- _What to work on_
Compile every line that includes the word "this".
━━━━━━━━━━
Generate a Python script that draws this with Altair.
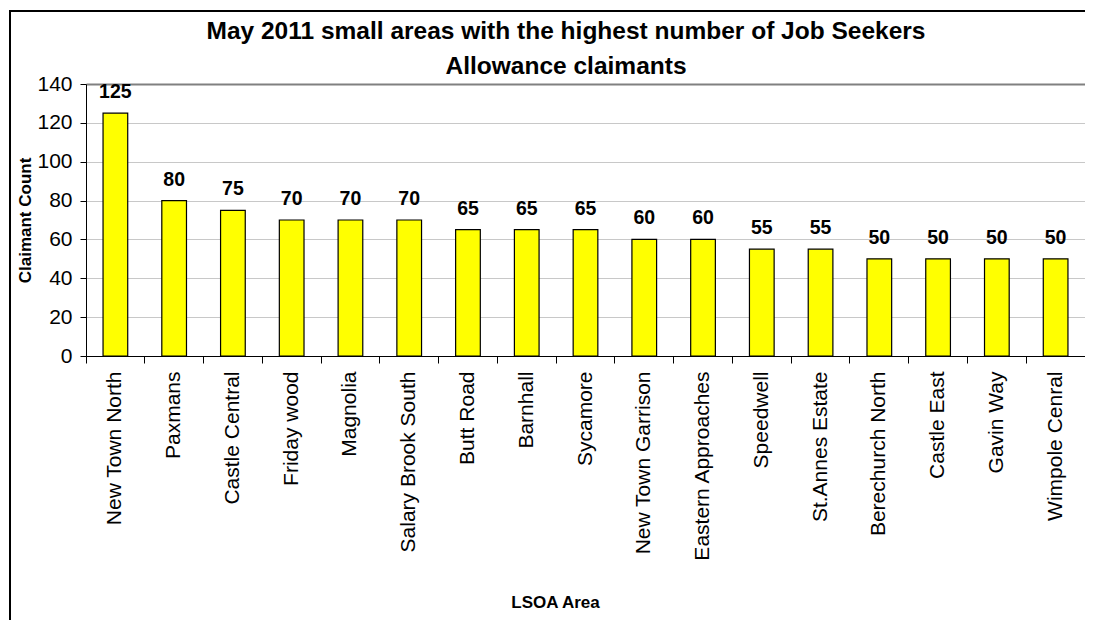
import altair as alt
import pandas as pd

areas = ["New Town North", "Paxmans", "Castle Central", "Friday wood", "Magnolia",
         "Salary Brook South", "Butt Road", "Barnhall", "Sycamore", "New Town Garrison",
         "Eastern Approaches", "Speedwell", "St.Annes  Estate", "Berechurch North",
         "Castle East", "Gavin Way", "Wimpole Cenral"]
counts = [125, 80, 75, 70, 70, 70, 65, 65, 65, 60, 60, 55, 55, 50, 50, 50, 50]
title_lines = ["May 2011 small areas with the highest number of Job Seekers",
               "Allowance claimants"]
y_ticks = [0, 20, 40, 60, 80, 100, 120, 140]

df = pd.DataFrame({"area": areas, "count": counts})

W = 999
H = 272
FONT = "Liberation Sans"

x = alt.X("area:N", sort=None, title="LSOA Area",
          scale=alt.Scale(paddingInner=0, paddingOuter=0),
          axis=alt.Axis(labelAngle=-90, labelFontSize=21, labelPadding=8,
                        labelColor="black", labelFont=FONT, labelLimit=0,
                        labelOverlap=False,
                        tickSize=7, tickColor="black", domainColor="black",
                        bandPosition=0, grid=False,
                        titleFontSize=17, titleFont=FONT, titleFontWeight="bold",
                        titleX=469, titleY=246, titleBaseline="middle",
                        titleAnchor="start", titleAlign="center", titleColor="black"))
y = alt.Y("count:Q", title="Claimant Count",
          scale=alt.Scale(domain=[0, 140], nice=False),
          axis=alt.Axis(values=y_ticks,
                        labelOverlap=False, labelFlush=False,
                        labelFontSize=21, labelPadding=8, labelColor="black",
                        labelFont=FONT, tickSize=6, tickColor="black",
                        domainColor="black",
                        gridColor={"condition": {"test": "datum.value === 140", "value": "#808080"},
                                   "value": "#c8c8c8"},
                        gridWidth={"condition": {"test": "datum.value === 140", "value": 2},
                                   "value": 1},
                        titleFontSize=17, titleFont=FONT, titleFontWeight="bold",
                        titleColor="black", titleAngle=-90, titleX=-61, titleY=136,
                        titleAlign="center", titleBaseline="middle"))

base = alt.Chart(df)

bars = base.mark_bar(color="#FFFF00", stroke="black", strokeWidth=1.2,
                     width=alt.RelativeBandSize(0.42)).encode(x=x, y=y)

labels = base.mark_text(font=FONT, fontSize=19.5, fontWeight="bold", color="black",
                        baseline="alphabetic", dy=-15).encode(
    x=x, y=y, text="count:Q")

border = base.mark_rect(fill=None, stroke="black", strokeWidth=1.5, clip=False).encode(
    x=alt.value(-76), x2=alt.value(W + 60), y=alt.value(-73), y2=alt.value(H + 400))

title = alt.Chart(pd.DataFrame({"t": [0]})).mark_text(
    text=title_lines, font=FONT, fontSize=24.5, fontWeight="bold", color="black",
    align="center", baseline="alphabetic", lineHeight=35).encode(
    x=alt.value(480), y=alt.value(-45))

chart = alt.layer(border, bars, labels, title).properties(
    width=W, height=H,
    autosize=alt.AutoSizeParams(type="none"),
    padding={"left": 78, "top": 76, "right": 0, "bottom": 264},
).configure_view(stroke="#808080", strokeWidth=1.5).configure(background="white")

chart.save("out.html", embed_options={"renderer": "svg", "actions": False})
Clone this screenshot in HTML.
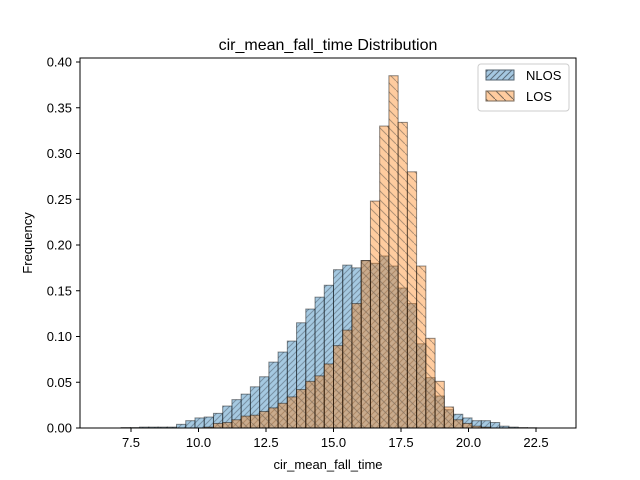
<!DOCTYPE html>
<html><head><meta charset="utf-8"><style>body{margin:0;background:#fff}svg{display:block;font-family:"Liberation Sans","DejaVu Sans",sans-serif}</style></head>
<body>
<svg id="chart" width="640" height="480" viewBox="0 0 640 480" xmlns="http://www.w3.org/2000/svg">
<defs>
<pattern id="hatchN" patternUnits="userSpaceOnUse" width="6" height="6"><path d="M-1,1 l2,-2 M0,6 l6,-6 M5,7 l2,-2" stroke="#5a6b7a" stroke-width="1"/></pattern>
<pattern id="hatchL" patternUnits="userSpaceOnUse" width="9" height="9"><path d="M-1,-1 l2,2 M0,0 l9,9 M8,8 l2,2" stroke="#7a6a5a" stroke-width="1"/></pattern>
</defs>
<rect width="640" height="480" fill="#fff"/>
<text x="328" y="50" text-anchor="middle" font-size="16">cir_mean_fall_time Distribution</text>
<g id="bars"></g>
<rect x="80" y="58" width="496" height="370" fill="none" stroke="#000" stroke-width="1"/>
<g id="axes" font-size="13"></g>
<text x="328" y="469" text-anchor="middle" font-size="13">cir_mean_fall_time</text>
<text transform="translate(32,243) rotate(-90)" text-anchor="middle" font-size="13">Frequency</text>
<g>
<rect x="478" y="64" width="91" height="47" rx="3" fill="#fff" fill-opacity="0.8" stroke="#ccc"/>
<g>
<rect x="486" y="70" width="28" height="10" fill="#a5c8e1" stroke="#52616e"/>
<rect x="486" y="70" width="28" height="10" fill="url(#hatchN)"/>
<text x="526" y="80" font-size="13">NLOS</text></g>
<g>
<rect x="486" y="91" width="28" height="10" fill="#ffcc9f" stroke="#7a6a5a"/>
<rect x="486" y="91" width="28" height="10" fill="url(#hatchL)"/>
<text x="526" y="101" font-size="13">LOS</text></g>
</g>
</svg>
<script>
const binStart = 6.45;
const binWidth = 0.342;
const nlosValues = [0,0,0.0005,0.0005,0.001,0.001,0.001,0.001,0.004,0.008,0.011,0.012,0.016,0.024,0.031,0.037,0.045,0.056,0.072,0.083,0.095,0.115,0.130,0.143,0.156,0.173,0.178,0.175,0.183,0.180,0.188,0.177,0.153,0.136,0.092,0.055,0.035,0.020,0.015,0.011,0.008,0.008,0.006,0.002,0.001,0.0005,0.0003,0,0,0];
const losValues = [0,0,0,0,0,0,0,0,0,0,0,0.001,0.005,0.006,0.009,0.013,0.014,0.018,0.022,0.027,0.034,0.042,0.051,0.057,0.070,0.090,0.107,0.136,0.183,0.248,0.330,0.385,0.334,0.280,0.177,0.098,0.051,0.023,0.009,0.005,0.002,0.001,0,0,0,0,0,0,0,0];
const xTicks = [7.5,10.0,12.5,15.0,17.5,20.0,22.5];
const yTicks = [0.00,0.05,0.10,0.15,0.20,0.25,0.30,0.35,0.40];

const NS="http://www.w3.org/2000/svg";
function xs(v){return 131+27*(v-7.5);}
function ys(f){return 428-f*915;}
const bars=document.getElementById('bars');
function drawSeries(vals,fill,stroke,pat,name){
  vals.forEach((v,i)=>{
    if(v<=0)return;
    const x0=xs(binStart+i*binWidth), x1=xs(binStart+(i+1)*binWidth);
    const y=ys(v), h=428-y;
    const g=document.createElementNS(NS,'g');
    
    
    const r=document.createElementNS(NS,'rect');
    r.setAttribute('x',x0);r.setAttribute('y',y);r.setAttribute('width',x1-x0);r.setAttribute('height',h);
    r.setAttribute('fill',fill);r.setAttribute('fill-opacity','0.4');
    g.appendChild(r);
    const p=document.createElementNS(NS,'rect');
    p.setAttribute('x',x0);p.setAttribute('y',y);p.setAttribute('width',x1-x0);p.setAttribute('height',h);
    p.setAttribute('fill','url(#'+pat+')');p.setAttribute('fill-opacity','0.6');
    p.setAttribute('stroke',stroke);p.setAttribute('stroke-opacity','0.45');p.setAttribute('stroke-width','1');
    g.appendChild(p);
    bars.appendChild(g);
  });
}
drawSeries(nlosValues,'#1f77b4','#000','hatchN','nlos');
drawSeries(losValues,'#ff7f0e','#000','hatchL','los');
const axes=document.getElementById('axes');
xTicks.forEach(t=>{
  const x=xs(t);
  const l=document.createElementNS(NS,'line');
  l.setAttribute('x1',x);l.setAttribute('x2',x);l.setAttribute('y1',428);l.setAttribute('y2',432);l.setAttribute('stroke','#000');
  
  
  axes.appendChild(l);
  const tx=document.createElementNS(NS,'text');
  tx.setAttribute('x',x);tx.setAttribute('y',447);tx.setAttribute('text-anchor','middle');
  tx.textContent=t.toFixed(1);
  
  
  axes.appendChild(tx);
});
yTicks.forEach(t=>{
  const y=ys(t);
  const l=document.createElementNS(NS,'line');
  l.setAttribute('x1',76);l.setAttribute('x2',80);l.setAttribute('y1',y);l.setAttribute('y2',y);l.setAttribute('stroke','#000');
  
  
  axes.appendChild(l);
  const tx=document.createElementNS(NS,'text');
  tx.setAttribute('x',72);tx.setAttribute('y',y+4.5);tx.setAttribute('text-anchor','end');
  tx.textContent=t.toFixed(2);
  
  
  axes.appendChild(tx);
});
</script>
</body></html>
━━━━━━━━━━
- _Task solution_
Generate a Python script that draws this with Altair.
Clone this screenshot in HTML.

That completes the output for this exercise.